A colloquio con il prof. Donato Sperduto

Saba, Levi e la poesia onesta

«Ai poeti resta da fare la poesia onesta», così scrisse il poeta Umberto Saba in Quello che resta da fare ai poeti (1911). E Carlo Levi, che lo conobbe durante la Seconda Guerra mondiale, lo definì un grande poeta. Usando il genere discorsivo-autobiografico, Saba intese difendere il principio dell’aderenza della parola e della cosa. Nel suo libro Armonie lontane (Aracne ed.), Donato Sperduto, docente al Liceo di Sursee e presidente dell’ASPI (Associazione svizzera dei professori d’italiano), si è occupato di questa interessante tematica ed in proposito ha risposto ad alcune domande.


Come mai Saba distinse la poesia onesta da quella disonesta?

Saba oppose il Manzoni poeta a Gabriele d’Annunzio e parlò dell’onestà dell’uno e della «nessuna onestà» dell’altro. Infatti, non reputava d’Annunzio fedele al proprio mondo interiore in quanto «l’artificio del d’Annunzio non è solo formale ma anche sostanziale, egli si esagera o addirittura si finge passioni ed ammirazioni che non sono mai state nel suo temperamento: e questo imperdonabile peccato contro lo spirito egli lo commette al solo e ben meschino scopo di ottenere una strofa più appariscente, un verso più clamoroso». Saba difese la poesia onesta in quanto espressione della fedeltà a sé stessi. E l’onestà, i poeti devono averla così verso loro stessi come verso il lettore.

La posizione di Carlo Levi fu in linea con quella di Saba?

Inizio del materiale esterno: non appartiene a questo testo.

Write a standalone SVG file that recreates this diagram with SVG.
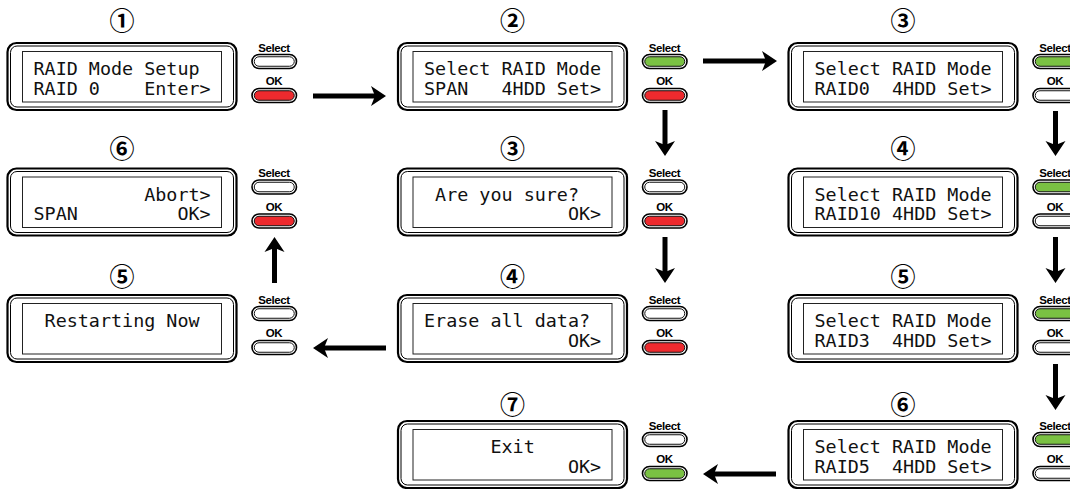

Levi condivise l’analisi sabiana e sosteneva che arte e coscienza morale non dovessero essere separate, bensì amiche e congiunte. Carlo Levi fu un assertore di un umanesimo comprendente un impegno etico in dialogo con l’altro. Scrisse centinaia di poesie, raccolte ora nei volumi Poesie (Donzelli ed.) e Versi (Wip ed.). Nella Canzonetta del 1972, Levi espresse il senso del suo poetare: «Io canto per amore / tutto quello che penso / tutto il bene ed il male / la speranza dei delusi / la presenza degli esclusi / ogni cosa reale / l’emigrante senza terra / il contadino senza terra / l’operario senza terra / il giovane senza terra / la terra senza terra […]. Quello che è libertà / io canto per amore».

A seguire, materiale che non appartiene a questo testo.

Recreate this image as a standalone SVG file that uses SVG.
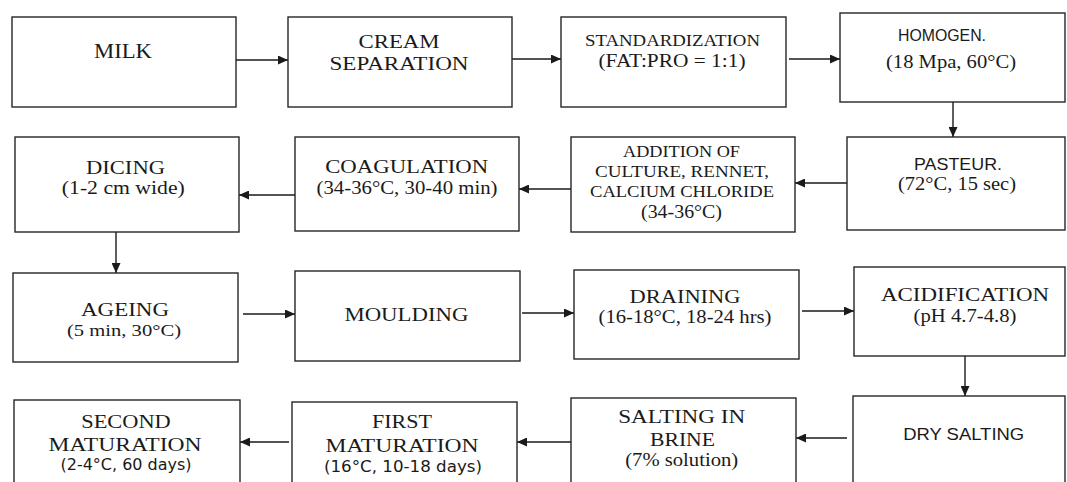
<svg xmlns="http://www.w3.org/2000/svg" width="1067" height="482" viewBox="0 0 1067 482">
<defs>
<marker id="ah" markerUnits="userSpaceOnUse" markerWidth="11" markerHeight="9" refX="10" refY="4.5" orient="auto">
<path d="M0,0 L10,4.5 L0,9 z" fill="#1a1a1a"/>
</marker>
<style>
.box{fill:#fff;stroke:#262626;stroke-width:1.4}
.s{font-family:"Liberation Serif","Times New Roman",serif;fill:#1a1a1a;text-anchor:middle}
.a{font-family:"Liberation Sans",Arial,sans-serif;fill:#1a1a1a;text-anchor:middle}
.d{font-family:"DejaVu Sans",Verdana,sans-serif;fill:#1a1a1a;text-anchor:middle}
.c{fill:none;stroke:#1a1a1a;stroke-width:1.4;marker-end:url(#ah)}
</style>
</defs>
<rect width="1067" height="482" fill="#fff"/>
<g id="connectors">
<path class="c" d="M236,60 H288"/>
<path class="c" d="M512,59 H561"/>
<path class="c" d="M789,59 H840"/>
<path class="c" d="M953,102 V137"/>
<path class="c" d="M847,183 H795"/>
<path class="c" d="M571,189 H519"/>
<path class="c" d="M295,195 H239"/>
<path class="c" d="M116,232 V273"/>
<path class="c" d="M243,314 H295"/>
<path class="c" d="M522,313 H574"/>
<path class="c" d="M802,311 H854"/>
<path class="c" d="M965,356 V396"/>
<path class="c" d="M847,438 H796"/>
<path class="c" d="M571,442 H517"/>
<path class="c" d="M289,442 H240"/>
</g>
<g id="milk"><rect class="box" x="12" y="17" width="224" height="90"/>
<text class="s" x="123" y="58" font-size="20" textLength="58" lengthAdjust="spacingAndGlyphs">MILK</text></g>
<g id="cream"><rect class="box" x="288" y="17" width="224" height="90"/>
<text class="s" x="399" y="48" font-size="19" textLength="81" lengthAdjust="spacingAndGlyphs">CREAM</text>
<text class="s" x="399" y="70" font-size="19" textLength="139" lengthAdjust="spacingAndGlyphs">SEPARATION</text></g>
<g id="standard"><rect class="box" x="561" y="17" width="225" height="90"/>
<text class="s" x="672.5" y="46" font-size="17" textLength="175" lengthAdjust="spacingAndGlyphs">STANDARDIZATION</text>
<text class="s" x="672" y="67" font-size="18" textLength="147" lengthAdjust="spacingAndGlyphs">(FAT:PRO = 1:1)</text></g>
<g id="homogen"><rect class="box" x="840" y="13" width="225" height="89"/>
<text class="a" x="942" y="41" font-size="16" textLength="88" lengthAdjust="spacingAndGlyphs">HOMOGEN.</text>
<text class="s" x="951" y="68" font-size="18" textLength="130" lengthAdjust="spacingAndGlyphs">(18 Mpa, 60°C)</text></g>
<g id="pasteur"><rect class="box" x="847" y="137" width="218" height="93"/>
<text class="a" x="958" y="169.5" font-size="17" textLength="88" lengthAdjust="spacingAndGlyphs">PASTEUR.</text>
<text class="s" x="957" y="190" font-size="18" textLength="118" lengthAdjust="spacingAndGlyphs">(72°C, 15 sec)</text></g>
<g id="addition"><rect class="box" x="571" y="137" width="224" height="95"/>
<text class="s" x="681.5" y="157" font-size="17" textLength="117" lengthAdjust="spacingAndGlyphs">ADDITION OF</text>
<text class="s" x="682" y="177" font-size="17" textLength="174" lengthAdjust="spacingAndGlyphs">CULTURE, RENNET,</text>
<text class="s" x="682" y="197" font-size="17" textLength="184" lengthAdjust="spacingAndGlyphs">CALCIUM CHLORIDE</text>
<text class="s" x="681.5" y="218" font-size="19" textLength="81" lengthAdjust="spacingAndGlyphs">(34-36°C)</text></g>
<g id="coagulation"><rect class="box" x="295" y="137" width="224" height="94"/>
<text class="s" x="406.7" y="173" font-size="18" textLength="163" lengthAdjust="spacingAndGlyphs">COAGULATION</text>
<text class="s" x="407" y="194" font-size="18" textLength="181" lengthAdjust="spacingAndGlyphs">(34-36°C, 30-40 min)</text></g>
<g id="dicing"><rect class="box" x="15" y="137" width="224" height="95"/>
<text class="s" x="125.5" y="174" font-size="19" textLength="79" lengthAdjust="spacingAndGlyphs">DICING</text>
<text class="s" x="123.3" y="194" font-size="18" textLength="123" lengthAdjust="spacingAndGlyphs">(1-2 cm wide)</text></g>
<g id="ageing"><rect class="box" x="13" y="273" width="225" height="89"/>
<text class="s" x="125" y="316" font-size="19" textLength="88" lengthAdjust="spacingAndGlyphs">AGEING</text>
<text class="s" x="124" y="336" font-size="17" textLength="114" lengthAdjust="spacingAndGlyphs">(5 min, 30°C)</text></g>
<g id="moulding"><rect class="box" x="295" y="271" width="225" height="90"/>
<text class="s" x="406.4" y="321" font-size="19" textLength="124" lengthAdjust="spacingAndGlyphs">MOULDING</text></g>
<g id="draining"><rect class="box" x="574" y="270" width="225" height="89"/>
<text class="s" x="685" y="303" font-size="19" textLength="111" lengthAdjust="spacingAndGlyphs">DRAINING</text>
<text class="s" x="685" y="323" font-size="18" textLength="173" lengthAdjust="spacingAndGlyphs">(16-18°C, 18-24 hrs)</text></g>
<g id="acidification"><rect class="box" x="854" y="267" width="211" height="89"/>
<text class="s" x="965" y="301" font-size="19" textLength="168" lengthAdjust="spacingAndGlyphs">ACIDIFICATION</text>
<text class="s" x="965" y="322" font-size="18" textLength="103" lengthAdjust="spacingAndGlyphs">(pH 4.7-4.8)</text></g>
<g id="dry-salting"><rect class="box" x="853" y="396" width="212" height="100"/>
<text class="a" x="963.7" y="439.5" font-size="16.5" textLength="121" lengthAdjust="spacingAndGlyphs">DRY SALTING</text></g>
<g id="brine"><rect class="box" x="571" y="398" width="225" height="100"/>
<text class="s" x="681.7" y="423" font-size="19" textLength="127" lengthAdjust="spacingAndGlyphs">SALTING IN</text>
<text class="s" x="682.5" y="446" font-size="19" textLength="65" lengthAdjust="spacingAndGlyphs">BRINE</text>
<text class="s" x="681.7" y="466" font-size="18" textLength="113" lengthAdjust="spacingAndGlyphs">(7% solution)</text></g>
<g id="first-maturation"><rect class="box" x="292" y="402" width="225" height="100"/>
<text class="s" x="402" y="428" font-size="19" textLength="60" lengthAdjust="spacingAndGlyphs">FIRST</text>
<text class="s" x="402" y="452" font-size="19" textLength="153" lengthAdjust="spacingAndGlyphs">MATURATION</text>
<text class="d" x="403" y="472" font-size="15" textLength="158" lengthAdjust="spacingAndGlyphs">(16°C, 10-18 days)</text></g>
<g id="second-maturation"><rect class="box" x="14" y="400" width="226" height="100"/>
<text class="s" x="126" y="428" font-size="19" textLength="89.5" lengthAdjust="spacingAndGlyphs">SECOND</text>
<text class="s" x="125" y="451" font-size="19" textLength="153" lengthAdjust="spacingAndGlyphs">MATURATION</text>
<text class="d" x="126" y="470" font-size="15" textLength="131" lengthAdjust="spacingAndGlyphs">(2-4°C, 60 days)</text></g>
</svg>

Secondo Lei, Levi si limitò all’opposizione tra poesia onesta e disonesta?
Nel suo romanzo L’Orologio (1950), Levi sviluppò il suo proclama dell’impegno etico come anche dell’unità di arte e coscienza morale. E lo fece sviluppando anche la teoria dei Contadini e dei Luigini. Contadini (con la C maiuscola) sono tutti coloro che producono, che fanno le cose e le amano. Invece, Luigini sono le persone che fanno lavorare gli altri al loro posto: i Luigini fingono retoricamente di ingegnarsi per gli altri, mentre in realtà pensano al proprio tornaconto e a quello della cricca. In breve, i Luigini sono i parassiti che hanno bisogno di Contadini per vivere, per succhiarli e nutrirsene. In fondo, il Contadino corrisponde al poeta onesto ed il Luigino al poeta disonesto di sabiana memoria.

Per finire, può fare un esempio di un tipico Luigino contemporaneo?
Basta immaginarsi un dirigente, la cui giornata lavorativa tipica potrebbe essere descritta nel seguente modo: la mattina entra nel suo ufficio, alza le tapparelle, si siede alla scrivania ed incrocia le braccia (come se indossasse la camicia di forza…). Alla fine di una giornata passata largamente a muovere retoricamente le mandibole, abbassa le tapparelle e rincasa. Possano la libertà e la consapevolezza di un Contadino diventare la libertà e la consapevolezza di un Luigino.